Former lawmakers and groups think crisis is brewing if investments not made

Civil society organizations and former lawmakers are calling on appropriators to boost funding for Congress itself to avoid a “crisis.” (Bill Clark/CQ Roll Call)
Civil society organizations and former lawmakers are calling on appropriators to boost funding for Congress itself to avoid a “crisis.” (Bill Clark/CQ Roll Call)

Civil society groups and former lawmakers are calling on appropriators to boost funding for Congress itself to stem what they call a “significant loss of institutional capacity.”

Ten former lawmakers, both Democrats and Republicans, joined more than three dozen groups to pen letters to House and Senate appropriators asking that the Legislative Branch slice of the federal funding pie get a bit larger. Christopher Shays of Connecticut and Eva M. Clayton of North Carolina were among the former members to sign the letter, which was led by the advocacy organization Demand Progress. 

“Underlying trends have precipitated a crisis,” the signatories wrote. “If Congress does not invest more in the legislative branch now, it likely will become incapable of serving as a co-equal branch of government in the future.”

The Legislative Branch Appropriations bill is the smallest of the 12 annual spending measures and makes up less than 0.36 percent of the approximately $1.33 trillion available to appropriators. 

House and Senate appropriations committee leaders are still working out what the subcommittee allocations, or 302(b)s, will be for fiscal 2020, and the letters are aimed at influencing those decisions.

The groups, including the Congressional Management Foundation,  the Government Affairs Institute at Georgetown University and the R Street Institute, point to three major challenges facing Congress “that threaten to strain existing resources beyond the breaking point.”

The Architect of the Capitol has requested an additional $98 million for fiscal 2020 to cover renovations, security considerations and backlogged maintenance that has been put off for years.

“Infrastructure needs will put an undeniable strain on other legislative branch functions if the appropriations baseline is not increased,” says the letter.
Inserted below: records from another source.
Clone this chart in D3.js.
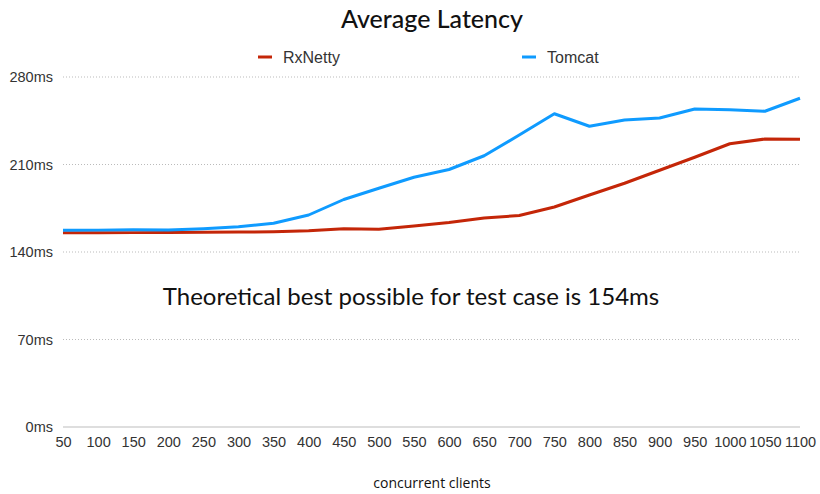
<!DOCTYPE html>
<html>
<head>
<meta charset="utf-8">
<script src="https://cdn.jsdelivr.net/npm/d3@7"></script>
<style>
  body { margin: 0; background: #fff; }
  svg { display: block; }
  .tick text { font-family: "Liberation Sans", Arial, sans-serif; font-size: 14.5px; fill: #333; }
</style>
</head>
<body>
<svg id="chart" width="820" height="494"></svg>
<script>
var clients = [50, 100, 150, 200, 250, 300, 350, 400, 450, 500, 550,
  600, 650, 700, 750, 800, 850, 900, 950, 1000, 1050, 1100];
var rxnetty = [155.4, 155.4, 155.5, 155.6, 155.8, 156, 156.2, 157, 158.6, 158.2, 160.8,
  163.6, 167.2, 169.2, 176, 185.6, 195, 205.4, 215.8, 226.6, 230.4, 230.2];
var tomcat = [157.4, 157.5, 157.8, 157.6, 158.6, 160.2, 163, 169.6, 182, 191, 199.8,
  206, 217, 233.6, 250.6, 240.6, 245.6, 247.2, 254.4, 253.8, 252.6, 263];
var yTicks = [0, 70, 140, 210, 280];
var seriesNames = ["RxNetty", "Tomcat"];
var seriesColors = ["#c42608", "#0f9bff"];

var svg = d3.select("#chart");

var x = d3.scalePoint().domain(clients).range([63, 800]);
var y = d3.scaleLinear().domain([0, 280]).range([427, 77]);

// gridlines
svg.append("g").selectAll("line").data(yTicks.filter(d => d > 0))
  .enter().append("line")
  .attr("x1", 63).attr("x2", 800)
  .attr("y1", d => y(d)).attr("y2", d => y(d))
  .attr("stroke", "#bbb").attr("stroke-width", 1)
  .attr("stroke-dasharray", "1,2");

svg.append("line")
  .attr("x1", 63).attr("x2", 800)
  .attr("y1", y(0)).attr("y2", y(0))
  .attr("stroke", "#bdbdbd").attr("stroke-width", 1.2);

// y axis labels
var yAxis = svg.append("g")
  .attr("transform", "translate(53,0)")
  .call(d3.axisLeft(y).tickValues(yTicks).tickFormat(d => d + "ms").tickSize(0).tickPadding(0));
yAxis.select(".domain").remove();

// x axis labels
var xAxis = svg.append("g")
  .attr("transform", "translate(0," + y(0) + ")")
  .call(d3.axisBottom(x).tickSize(0).tickPadding(10));
xAxis.select(".domain").remove();

var line = d3.line()
  .x((d, i) => x(clients[i]))
  .y(d => y(d));

[rxnetty, tomcat].forEach(function(vals, i) {
  svg.append("path")
    .datum(vals)
    .attr("fill", "none")
    .attr("stroke", seriesColors[i])
    .attr("stroke-width", 3)
    .attr("stroke-linejoin", "round")
    .attr("d", line);
});

// title
svg.append("text")
  .attr("x", 432).attr("y", 28)
  .attr("text-anchor", "middle")
  .style("font-family", "Lato, sans-serif")
  .style("font-size", "25px")
  .style("font-weight", "500")
  .style("fill", "#111")
  .text("Average Latency");

// legend
var legendX = [258, 522];
seriesNames.forEach(function(name, i) {
  svg.append("line")
    .attr("x1", legendX[i]).attr("x2", legendX[i] + 14)
    .attr("y1", 57).attr("y2", 57)
    .attr("stroke", seriesColors[i]).attr("stroke-width", 3);
  svg.append("text")
    .attr("x", legendX[i] + 25).attr("y", 62.5)
    .style("font-family", "Liberation Sans, Arial, sans-serif")
    .style("font-size", "16px")
    .style("fill", "#333")
    .text(name);
});

// annotation
svg.append("text")
  .attr("x", 411).attr("y", 305)
  .attr("text-anchor", "middle")
  .style("font-family", "Lato, sans-serif")
  .style("font-size", "24px")
  .style("fill", "#111")
  .text("Theoretical best possible for test case is 154ms");

// x axis title
svg.append("text")
  .attr("x", 432).attr("y", 488)
  .attr("text-anchor", "middle")
  .style("font-family", "Open Sans, sans-serif")
  .style("font-size", "14px")
  .style("fill", "#111")
  .text("concurrent clients");
</script>
</body>
</html>
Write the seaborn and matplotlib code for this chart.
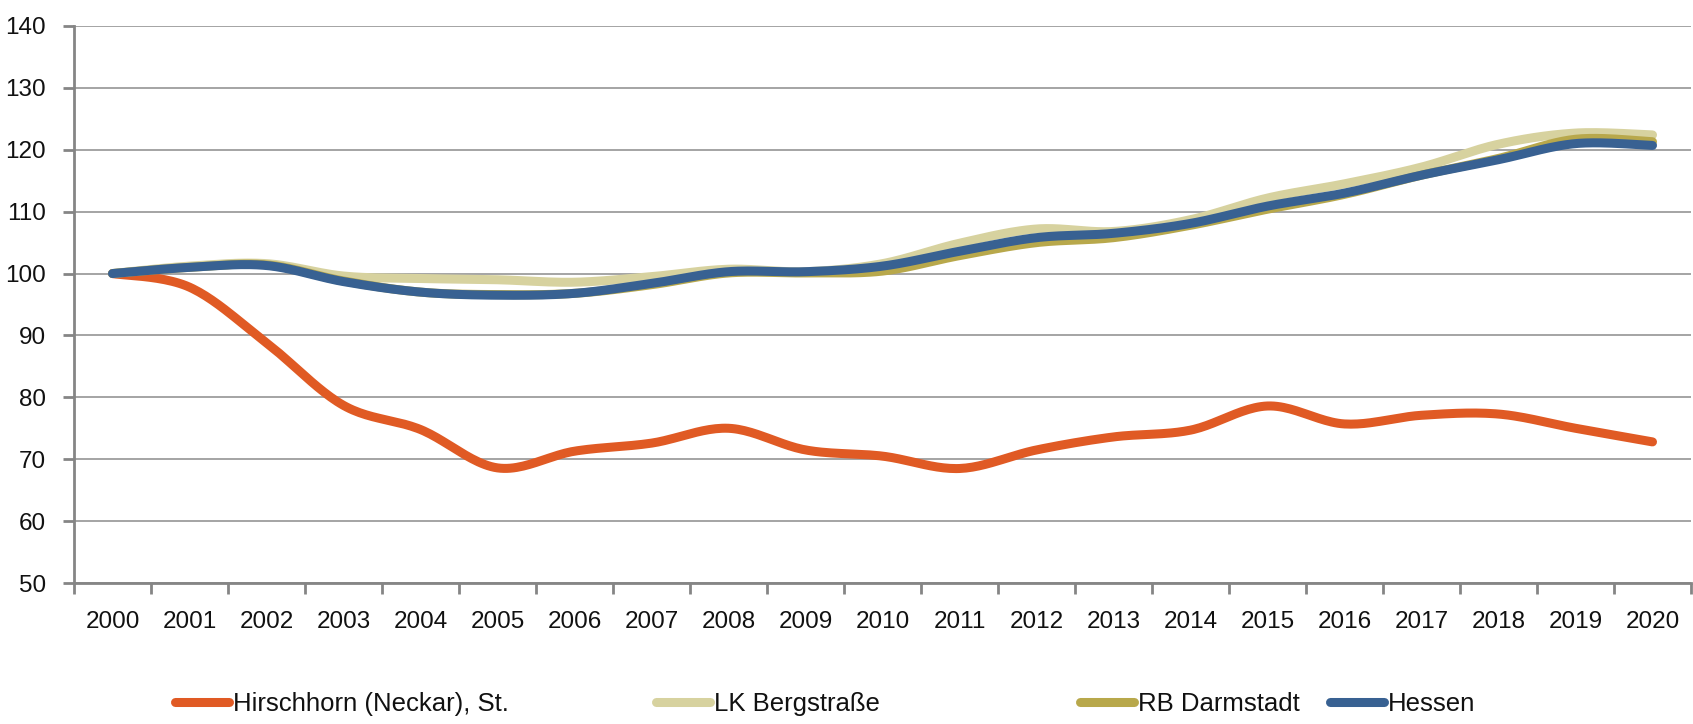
import numpy as np
import pandas as pd
import matplotlib
matplotlib.use("Agg")
import matplotlib.pyplot as plt
from matplotlib.lines import Line2D
import seaborn as sns

# Population index (2000 = 100)
years = [str(y) for y in range(2000, 2021)]
hirschhorn = [100.0, 97.8, 88.8, 78.7, 74.8, 68.6, 71.3, 72.6, 75.0, 71.5, 70.5,
              68.5, 71.5, 73.6, 74.7, 78.6, 75.7, 77.1, 77.3, 75.0, 72.8]
lk_bergstrasse = [100.0, 101.2, 101.6, 99.6, 99.2, 99.0, 98.6, 99.5, 100.7, 100.3, 101.6,
                  104.9, 107.2, 106.8, 108.7, 112.2, 114.5, 117.2, 120.9, 122.7, 122.4]
rb_darmstadt = [100.0, 101.0, 101.4, 98.8, 97.0, 96.6, 96.8, 98.2, 100.1, 100.1, 100.4,
                102.9, 105.0, 105.8, 107.8, 110.4, 112.8, 115.9, 118.6, 121.7, 121.3]
hessen = [100.0, 101.0, 101.3, 98.7, 97.0, 96.5, 96.8, 98.4, 100.3, 100.3, 101.2,
          103.6, 105.8, 106.5, 108.1, 110.9, 113.0, 115.9, 118.4, 121.0, 120.7]

series_names = ["Hirschhorn (Neckar), St.", "LK Bergstraße", "RB Darmstadt", "Hessen"]
series_values = [hirschhorn, lk_bergstrasse, rb_darmstadt, hessen]
colors = ["#E05A24", "#D7D29F", "#B8A84B", "#386192"]
y_ticks = [50, 60, 70, 80, 90, 100, 110, 120, 130, 140]


def smooth_curve(values, steps=24):
    """Catmull-Rom style Bezier smoothing through every data point."""
    p = np.asarray(values, dtype=float)
    x = np.arange(len(p), dtype=float)
    xs, ys = [x[0]], [p[0]]
    n = len(p)
    for i in range(n - 1):
        i0, i3 = max(i - 1, 0), min(i + 2, n - 1)
        bx = [x[i], x[i] + (x[i + 1] - x[i0]) / 6, x[i + 1] - (x[i3] - x[i]) / 6, x[i + 1]]
        by = [p[i], p[i] + (p[i + 1] - p[i0]) / 6, p[i + 1] - (p[i3] - p[i]) / 6, p[i + 1]]
        t = np.linspace(0, 1, steps + 1)[1:]
        c = [(1 - t) ** 3, 3 * (1 - t) ** 2 * t, 3 * (1 - t) * t ** 2, t ** 3]
        xs.extend(sum(ci * bi for ci, bi in zip(c, bx)))
        ys.extend(sum(ci * bi for ci, bi in zip(c, by)))
    return np.array(xs), np.array(ys)


frames = []
for name, vals in zip(series_names, series_values):
    sx, sy = smooth_curve(vals)
    frames.append(pd.DataFrame({"pos": sx, "value": sy, "series": name}))
df = pd.concat(frames, ignore_index=True)

sns.set_theme(style="white")
plt.rcParams["font.family"] = ["Liberation Sans", "DejaVu Sans"]

FS = 17.5
fig = plt.figure(figsize=(16.93, 7.24), dpi=100)
ax = fig.add_axes([74 / 1693, 1 - 583 / 724, 1617 / 1693, (583 - 26) / 724])

sns.lineplot(data=df, x="pos", y="value", hue="series", hue_order=series_names,
             palette=colors, linewidth=6.5, sort=False, estimator=None,
             legend=False, ax=ax)
for line in ax.get_lines():
    line.set_solid_capstyle("round")
    line.set_solid_joinstyle("round")

ax.set_xlim(-0.5, len(years) - 0.5)
ax.set_ylim(50, 140)
ax.set_yticks(y_ticks)
ax.set_yticklabels([str(v) for v in y_ticks])
ax.set_xlabel("")
ax.set_ylabel("")

# Category axis: tick marks between years, labels centred on years
ax.set_xticks(np.arange(-0.5, len(years), 1.0))
ax.set_xticklabels([])
ax.set_xticks(np.arange(len(years)), minor=True)
ax.set_xticklabels(years, minor=True)
ax.tick_params(axis="x", which="major", length=8, width=2, color="#858585", direction="out", bottom=True)
ax.tick_params(axis="x", which="minor", length=0, pad=20, labelsize=FS, labelcolor="#111111")
ax.tick_params(axis="y", length=8, width=2, color="#858585", direction="out", left=True,
               pad=12, labelsize=FS, labelcolor="#111111")

ax.yaxis.grid(True, color="#A4A4A4", linewidth=1.4)
ax.xaxis.grid(False)
ax.set_axisbelow(True)
for side in ("top", "right"):
    ax.spines[side].set_visible(False)
for side in ("left", "bottom"):
    ax.spines[side].set_color("#858585")
    ax.spines[side].set_linewidth(2)
    ax.spines[side].set_zorder(3)

# One legend entry per slot along the bottom
legend_x = [175 / 1693, 656 / 1693, 1080 / 1693, 1330 / 1693]
for name, col, lx in zip(series_names, colors, legend_x):
    h = Line2D([0], [0], color=col, linewidth=6.5, solid_capstyle="round")
    leg = fig.legend([h], [name], loc="center left", bbox_to_anchor=(lx, 1 - 704 / 724),
                     frameon=False, fontsize=FS + 1, handlelength=2.1, handletextpad=0.15,
                     borderpad=0, borderaxespad=0)
    for t in leg.get_texts():
        t.set_color("#111111")

fig.savefig("out.png", dpi=100, facecolor="white")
The authors think Congress needs modernizing, and that means more than sprucing up the setting. They point to the recent expansion of child care facilities, paid internships and revamping of workplace practices as steps in the right direction. But all corners of the legislative branch struggle with retention of expert staff, cybersecurity and aging information technology, which won’t be inexpensive to address.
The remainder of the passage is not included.